The reforms under way in Bulgaria's research and higher education (Nature 463, 283; 2010) are not enough. A full-scale external evaluation of the entire university system is also needed.

Among Bulgaria's newly established universities, there is not one department of mathematics, physics, chemistry, biology or engineering. Even the technical universities do not offer majors in natural sciences.

This situation has come about partly because of shortsighted decisions taken in the early 1990s, when the government closed all its research and development (R&D) institutions. No new institutions were created, and the traditional links were severed between the research sector and the industrial sector.
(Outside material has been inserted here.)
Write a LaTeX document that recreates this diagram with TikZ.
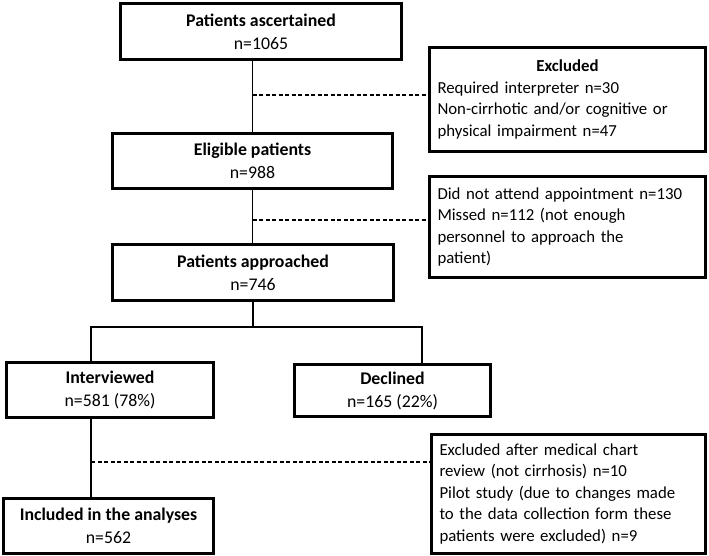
\documentclass[tikz,border=0pt]{standalone}
\usepackage{fontspec}
\setmainfont{Carlito}

\begin{document}
\begin{tikzpicture}[x=1pt, y=-1pt,
    box/.style={draw, line width=3pt, fill=white, align=center, inner sep=0pt,
        font=\fontsize{17.8}{23}\selectfont},
    sidebox/.style={draw, line width=3pt, fill=white, align=left, text width=260pt,
        inner xsep=8pt, inner ysep=0pt, font=\fontsize{16.8}{21.5}\selectfont},
    link/.style={line width=1.3pt},
    exclline/.style={line width=1.3pt, dash pattern=on 4pt off 2.5pt}]
    \useasboundingbox (0,0) rectangle (709,556);

    % Main flow
    \node[box, minimum width=281pt, minimum height=56pt] (asc) at (261,31.5)
        {\textbf{Patients ascertained}\\n=1065};
    \node[box, minimum width=280pt, minimum height=55pt] (elig) at (252.5,161)
        {\textbf{Eligible patients}\\n=988};
    \node[box, minimum width=281pt, minimum height=56pt] (appr) at (253,272.5)
        {\textbf{Patients approached}\\n=746};
    \node[box, minimum width=207pt, minimum height=55pt] (intv) at (110,390)
        {\textbf{Interviewed}\\n=581 (78\%)};
    \node[box, minimum width=196pt, minimum height=52pt] (decl) at (392.5,390.5)
        {\textbf{Declined}\\n=165 (22\%)};
    \node[box, minimum width=210pt, minimum height=55pt] (incl) at (108.5,526)
        {\textbf{Included in the analyses}\\n=562};

    % Exclusion boxes
    \node[sidebox, minimum height=104pt] (excla) at (567.5,99.5)
        {\makebox[\linewidth]{\textbf{Excluded}}\\Required interpreter n=30\\
        Non-cirrhotic and/or cognitive or\\physical impairment n=47};
    \node[sidebox, minimum height=101pt] (exclb) at (567.5,227)
        {Did not attend appointment n=130\\Missed n=112 (not enough\\
        personnel to approach the\\patient)};
    \node[sidebox, text width=258pt, minimum height=119pt] (exclc) at (568.5,494)
        {Excluded after medical chart\\review (not cirrhosis) n=10\\
        Pilot study (due to changes made\\to the data collection form these\\
        patients were excluded) n=9};

    % Split points
    \coordinate (da) at (252.5,95);
    \coordinate (db) at (252.5,220);
    \coordinate (brl) at (91,327);
    \coordinate (brr) at (422,327);
    \coordinate (dc) at (91,462);

    % Connectors
    \draw[link] (elig.north |- asc.south) -- (elig.north);
    \draw[link] (elig.south) -- (elig.south |- appr.north);
    \draw[link] (appr.south) -- (appr.south |- brl);
    \draw[link] (intv.north -| brl) -- (brl) -- (brr) -- (brr |- decl.north);
    \draw[link] (intv.south -| brl) -- (incl.north -| brl);

    \draw[exclline] (da) -- (da -| excla.west);
    \draw[exclline] (db) -- (db -| exclb.west);
    \draw[exclline] (dc) -- (dc -| exclc.west);
\end{tikzpicture}
\end{document}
Public awareness of science and technology plummeted as a result. The standard of high-school teaching in mathematics and science fell from well above to below the world average. With no new blood coming in, the Bulgarian Academy of Sciences shrank by more than 50%.

Bulgaria is at the bottom of the European Union (EU) for the number of scientists and technology companies per capita, and for R&D funding as a percentage of gross domestic product. It is the only new EU member that did not negotiate direct funding for science and scientific infrastructure from EU accession funds.

We are halfway towards picking ourselves up. Last year, a commission of the European Science Foundation and All European Academies came up with invaluable guidelines for the restructuring and development of all research units in the Bulgarian Academy of Sciences. The effects will be minimal unless there is a similar evaluation of the country's university system.